Still, I’m intrigued to hear that the film was originally going to be directed by George Miller — the Oscar-winning creator of the Mad Max, Babe and Happy Feet franchises (that last one is the one that got him the Oscar) — and that Miller was going to do something potentially more interesting with all that faith-and-science stuff.

Last week, “junior writer” Mark Lamprell — who worked on the script with primary screenwriter Menno Meyjes — told the Australian website If.com.au:

“It was a much more interesting screenplay, and I think George would say this too.”

An old boy of Sydney’s St Ignatius College, Riverview, Lamprell was interested in exploring the nexus between belief and hard science.

“Because of my Jesuit connections I was able to get all those amazing Jesuit scientists in, to talk to us about how you operate as a man of faith in the world of science.

“We were having really interesting conversations, and Carl [Sagan] was thrilled to be having those.

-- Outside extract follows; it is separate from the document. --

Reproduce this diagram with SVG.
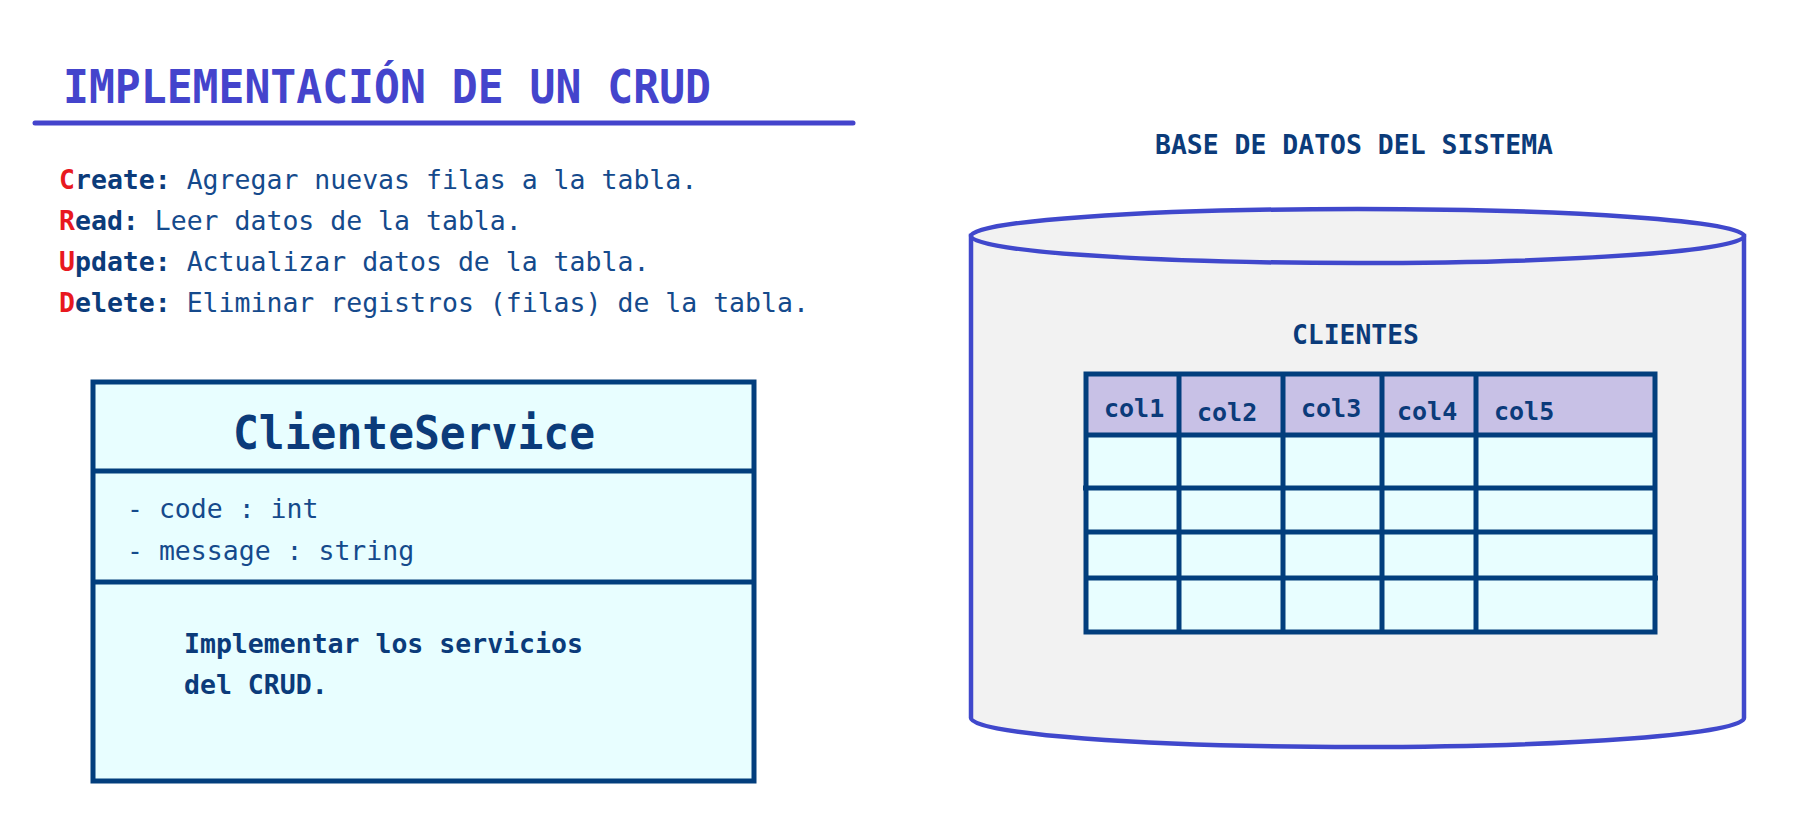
<svg xmlns="http://www.w3.org/2000/svg" width="1799" height="821" viewBox="0 0 1799 821">
<style>
text{font-family:"DejaVu Sans Mono","Liberation Mono",monospace}
.navy{fill:#0b3b7a}
.reg{fill:#154a8c}
.b{font-weight:bold}
.red{fill:#e8191f}
.grid{stroke:#023e7d;stroke-width:5;fill:none}
.cyl{stroke:#4048cc;stroke-width:4.5;fill:#f2f2f2}
</style>
<rect width="1799" height="821" fill="#ffffff"/>
<g id="title">
<text x="63" y="103" font-size="46" font-weight="bold" fill="#4444cc" textLength="648" lengthAdjust="spacingAndGlyphs">IMPLEMENTACIÓN DE UN CRUD</text>
<line x1="35" y1="123" x2="853" y2="123" stroke="#4444cc" stroke-width="5" stroke-linecap="round"/>
</g>
<g id="crud-list" font-size="26.5">
<text x="59" y="189"><tspan class="red b">C</tspan><tspan class="navy b">reate:</tspan><tspan class="reg"> Agregar nuevas filas a la tabla.</tspan></text>
<text x="59" y="230"><tspan class="red b">R</tspan><tspan class="navy b">ead:</tspan><tspan class="reg"> Leer datos de la tabla.</tspan></text>
<text x="59" y="271"><tspan class="red b">U</tspan><tspan class="navy b">pdate:</tspan><tspan class="reg"> Actualizar datos de la tabla.</tspan></text>
<text x="59" y="312"><tspan class="red b">D</tspan><tspan class="navy b">elete:</tspan><tspan class="reg"> Eliminar registros (filas) de la tabla.</tspan></text>
</g>
<g id="cliente-service">
<rect x="93" y="382" width="661" height="399" fill="#e8feff" stroke="#023e7d" stroke-width="5"/>
<line x1="93" y1="471" x2="754" y2="471" stroke="#023e7d" stroke-width="5"/>
<line x1="93" y1="582" x2="754" y2="582" stroke="#023e7d" stroke-width="5"/>
<text x="233" y="449" font-size="46" class="navy b" textLength="362" lengthAdjust="spacingAndGlyphs">ClienteService</text>
<text x="127" y="518" font-size="26.5" class="reg">- code : int</text>
<text x="127" y="560" font-size="26.5" class="reg">- message : string</text>
<text x="184" y="653" font-size="26.5" class="navy b">Implementar los servicios</text>
<text x="184" y="694" font-size="26.5" class="navy b">del CRUD.</text>
</g>
<g id="database">
<text x="1155" y="154" font-size="26" class="navy b" textLength="398" lengthAdjust="spacingAndGlyphs">BASE DE DATOS DEL SISTEMA</text>
<path class="cyl" d="M971,236 L971,718 A386.5,29 0 0 0 1744,718 L1744,236 Z"/>
<ellipse class="cyl" cx="1357.5" cy="236" rx="386.5" ry="27"/>
</g>
<g id="clientes-table">
<text x="1292" y="344" font-size="26" class="navy b" textLength="127" lengthAdjust="spacingAndGlyphs">CLIENTES</text>
<rect x="1086" y="374" width="569" height="61" fill="#c8c1e6"/>
<rect x="1086" y="435" width="569" height="197" fill="#e8feff"/>
<g class="grid">
<rect x="1086" y="374" width="569" height="258"/>
<line x1="1086" y1="435" x2="1655" y2="435"/>
<line x1="1083" y1="488" x2="1655" y2="488"/>
<line x1="1086" y1="532" x2="1655" y2="532"/>
<line x1="1086" y1="578" x2="1658" y2="578"/>
<line x1="1179" y1="374" x2="1179" y2="632"/>
<line x1="1283" y1="374" x2="1283" y2="632"/>
<line x1="1382" y1="374" x2="1382" y2="632"/>
<line x1="1476" y1="374" x2="1476" y2="632"/>
</g>
<g font-size="25" class="navy b">
<text x="1104" y="417">col1</text>
<text x="1197" y="421">col2</text>
<text x="1301" y="417">col3</text>
<text x="1397" y="420">col4</text>
<text x="1494" y="420">col5</text>
</g>
</g>
</svg>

It wasn’t about being populist or talking down to an audience. Not that Contact necessarily did that, but ours was much more ambitious intellectually. . . .”

The Jesuit influence might still be present in the film due to Matthew McConaughey’s New Age celebrity character, who as I recall was a Jesuit seminary dropout.

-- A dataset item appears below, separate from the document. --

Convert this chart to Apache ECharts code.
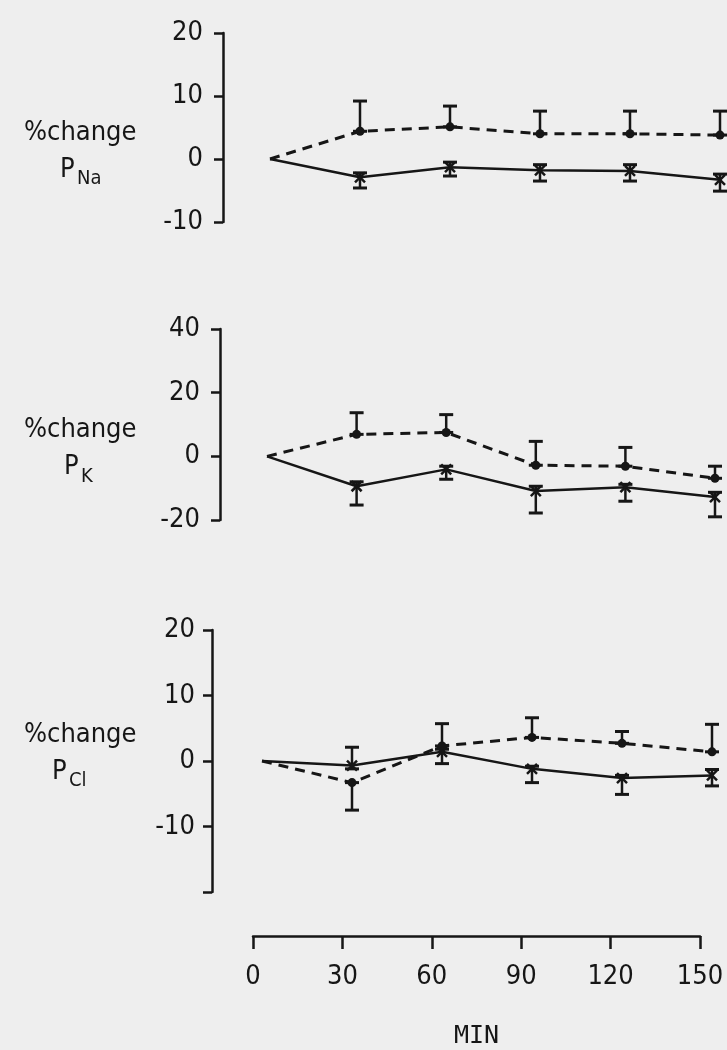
<!DOCTYPE html>
<html><head><meta charset="utf-8">
<script src="https://cdn.jsdelivr.net/npm/echarts@6/dist/echarts.min.js"></script>
<style>html,body{margin:0;padding:0;background:#eeeeee}#c{width:727px;height:1050px}</style>
</head><body><div id="c"></div>
<script>
// ---- data ----
const minutes = [0, 30, 60, 90, 120, 150];
const xTickLabels = ['0', '30', '60', '90', '120', '150'];

// P_Na
const naDashed   = [0, 4.4, 5.1, 4.0, 4.0, 3.8];
const naDashedLo = [null, 4.4, 5.1, 4.0, 4.0, 3.8];
const naDashedHi = [null, 9.2, 8.4, 7.6, 7.6, 7.6];
const naSolid    = [0, -2.9, -1.3, -1.8, -1.9, -3.3];
const naSolidLo  = [null, -4.6, -2.7, -3.5, -3.5, -5.1];
const naSolidHi  = [null, -2.2, -0.5, -0.9, -0.9, -2.4];

// P_K
const kDashed   = [0, 6.9, 7.5, -2.8, -3.1, -6.9];
const kDashedLo = [null, 6.9, 7.5, -2.8, -3.1, -6.9];
const kDashedHi = [null, 13.7, 13.1, 4.7, 2.8, -3.1];
const kSolid    = [0, -9.4, -4.1, -10.9, -9.7, -12.8];
const kSolidLo  = [null, -15.3, -7.2, -17.8, -14.1, -19.0];
const kSolidHi  = [null, -8.0, -3.1, -9.4, -8.8, -11.3];

// P_Cl
const clDashed   = [0, -3.3, 2.3, 3.6, 2.7, 1.4];
const clDashedLo = [null, -7.5, 2.3, 3.6, 2.7, 1.4];
const clDashedHi = [null, -3.3, 5.7, 6.6, 4.5, 5.6];
const clSolid    = [0, -0.7, 1.4, -1.2, -2.6, -2.2];
const clSolidLo  = [null, -1.2, -0.4, -3.3, -5.1, -3.8];
const clSolidHi  = [null, 2.1, 1.8, -0.8, -2.2, -1.3];

const yLabelMain = '%change';
const panelNames = [['P', 'Na'], ['P', 'K'], ['P', 'Cl']];
const xAxisTitle = 'MIN';

// ---- layout / style ----
const INK = '#161616';
const FONT = "'DejaVu Sans Condensed', 'DejaVu Sans', sans-serif";
const panels = [
  { grid: {left: 270, top: 33, width: 450, height: 189}, min: -10, max: 20, interval: 10, offset: 47, margin: 20,
    d: naDashed, dLo: naDashedLo, dHi: naDashedHi, s: naSolid, sLo: naSolidLo, sHi: naSolidHi, hide: null },
  { grid: {left: 267, top: 329, width: 448, height: 191}, min: -20, max: 40, interval: 20, offset: 47, margin: 20,
    d: kDashed, dLo: kDashedLo, dHi: kDashedHi, s: kSolid, sLo: kSolidLo, sHi: kSolidHi, hide: null },
  { grid: {left: 262, top: 630, width: 450, height: 262}, min: -20, max: 20, interval: 10, offset: 50, margin: 17,
    d: clDashed, dLo: clDashedLo, dHi: clDashedHi, s: clSolid, sLo: clSolidLo, sHi: clSolidHi, hide: -20 }
];

function pairs(ys) { return minutes.map((m, i) => [m, ys[i]]); }
function errData(ys, lo, hi) {
  const out = [];
  minutes.forEach((m, i) => { if (lo[i] !== null && hi[i] !== null) out.push([m, ys[i], lo[i], hi[i]]); });
  return out;
}
function errRender(kind) {
  return function (params, api) {
    const x = api.value(0);
    const m = api.coord([x, api.value(1)]);
    const lo = api.coord([x, api.value(2)]);
    const hi = api.coord([x, api.value(3)]);
    const cw = 7;
    const st = {stroke: INK, lineWidth: 2.5, fill: null};
    const ch = [
      {type: 'line', shape: {x1: m[0], y1: lo[1], x2: m[0], y2: hi[1]}, style: st},
      {type: 'line', shape: {x1: m[0] - cw, y1: lo[1], x2: m[0] + cw, y2: lo[1]}, style: Object.assign({}, st, {lineWidth: 3})},
      {type: 'line', shape: {x1: m[0] - cw, y1: hi[1], x2: m[0] + cw, y2: hi[1]}, style: Object.assign({}, st, {lineWidth: 3})}
    ];
    if (kind === 'dot') {
      ch.push({type: 'circle', shape: {cx: m[0], cy: m[1], r: 4.5}, style: {fill: INK}});
    } else {
      const s = 5;
      ch.push({type: 'line', shape: {x1: m[0] - s, y1: m[1] - s, x2: m[0] + s, y2: m[1] + s}, style: st});
      ch.push({type: 'line', shape: {x1: m[0] - s, y1: m[1] + s, x2: m[0] + s, y2: m[1] - s}, style: st});
    }
    return {type: 'group', children: ch};
  };
}

const grid = [], xAxis = [], yAxis = [], series = [], graphic = [];
panels.forEach((p, i) => {
  grid.push(p.grid);
  xAxis.push({type: 'value', gridIndex: i, min: 0, max: 150, interval: 30, show: false});
  yAxis.push({
    type: 'value', gridIndex: i, min: p.min, max: p.max, interval: p.interval, offset: p.offset,
    splitLine: {show: false},
    axisLine: {show: true, onZero: false, lineStyle: {color: INK, width: 2.5}},
    axisTick: {show: true, length: 9, lineStyle: {color: INK, width: 2.5}},
    axisLabel: {margin: p.margin, color: INK, fontSize: 27, fontFamily: FONT,
      formatter: v => (p.hide !== null && v === p.hide) ? '' : String(v)}
  });
  series.push({type: 'line', xAxisIndex: i, yAxisIndex: i, data: pairs(p.d), symbol: 'none',
    lineStyle: {color: INK, width: 3, type: [10, 7]}, z: 2});
  series.push({type: 'line', xAxisIndex: i, yAxisIndex: i, data: pairs(p.s), symbol: 'none',
    lineStyle: {color: INK, width: 2.5}, z: 2});
  series.push({type: 'custom', xAxisIndex: i, yAxisIndex: i, data: errData(p.d, p.dLo, p.dHi),
    renderItem: errRender('dot'), z: 3, clip: false});
  series.push({type: 'custom', xAxisIndex: i, yAxisIndex: i, data: errData(p.s, p.sLo, p.sHi),
    renderItem: errRender('cross'), z: 3, clip: false});

  // y titles
  const y0 = p.grid.top + p.grid.height * (p.max / (p.max - p.min));
  graphic.push({type: 'text', left: 24, top: y0 - 40,
    style: {text: yLabelMain, font: '27px ' + FONT, fill: INK}});
  const pl = [60, 64, 52][i];
  graphic.push({type: 'text', left: pl, top: y0 - 3,
    style: {text: panelNames[i][0], font: '27px ' + FONT, fill: INK}});
  graphic.push({type: 'text', left: pl + 17, top: y0 + 10,
    style: {text: panelNames[i][1], font: '20px ' + FONT, fill: INK}});
});

// bottom time axis
grid.push({left: 253, top: 900, width: 447, height: 40});
xAxis.push({
  type: 'value', gridIndex: 3, min: 0, max: 150, interval: 30, position: 'bottom',
  splitLine: {show: false},
  axisLine: {show: true, onZero: false, lineStyle: {color: INK, width: 2.5}},
  axisTick: {show: true, length: 13, lineStyle: {color: INK, width: 2.5}},
  axisLabel: {margin: 27, color: INK, fontSize: 27, fontFamily: FONT,
    formatter: v => xTickLabels[minutes.indexOf(v)]},
  name: xAxisTitle, nameLocation: 'middle', nameGap: 88,
  nameTextStyle: {color: INK, fontSize: 25, fontFamily: "'DejaVu Sans Mono', 'Liberation Mono', monospace"}
});
yAxis.push({type: 'value', gridIndex: 3, show: false, min: 0, max: 1});

const chart = echarts.init(document.getElementById('c'), null, {renderer: 'canvas'});
chart.setOption({
  backgroundColor: '#eeeeee',
  animation: false,
  grid, xAxis, yAxis, series, graphic
});
</script>
</body></html>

The thing is, in the original novel, the McConaughey character wasn’t a Jesuit at all, ex- or otherwise. Instead, the book describes him as a “fundamentalist preacher” who tried “to steer a middle course, to reconcile caricatures of science and religion.”

I don’t think it’s particularly controversial to say that Hollywood, in general, is more comfortable with Catholics than evangelicals. Consider how a film like Amistad is very cautious around the historical evangelical characters while it affirms the faith of a fictitious Catholic. Or how films like Space Cowboys feature Baptist ministers who say Hail Marys. (Yes, all my examples here come from films made in the late 1990s.)

Zemeckis’s Contact — and the way it changes the McConaughey character from a sincere “fundamentalist” to a sexually active ex-Jesuit — is part of this overall pattern of displacement. But Miller’s film might have been too, from the sound of it.

Ah well. At least we have Sagan’s novel (and its surprising ending).

And maybe, some day, someone will release the script for Miller’s film so that we can get an even better sense of how it might have improved on Zemeckis’s film.

P.S.: I think my favorite comment on Contact came from Paul Rudnick via his “Libby Gelman-Waxner” column in Premiere magazine: it’s the sort of movie in which all the world’s religions agree on a single God just so they can gang up on Jodie Foster.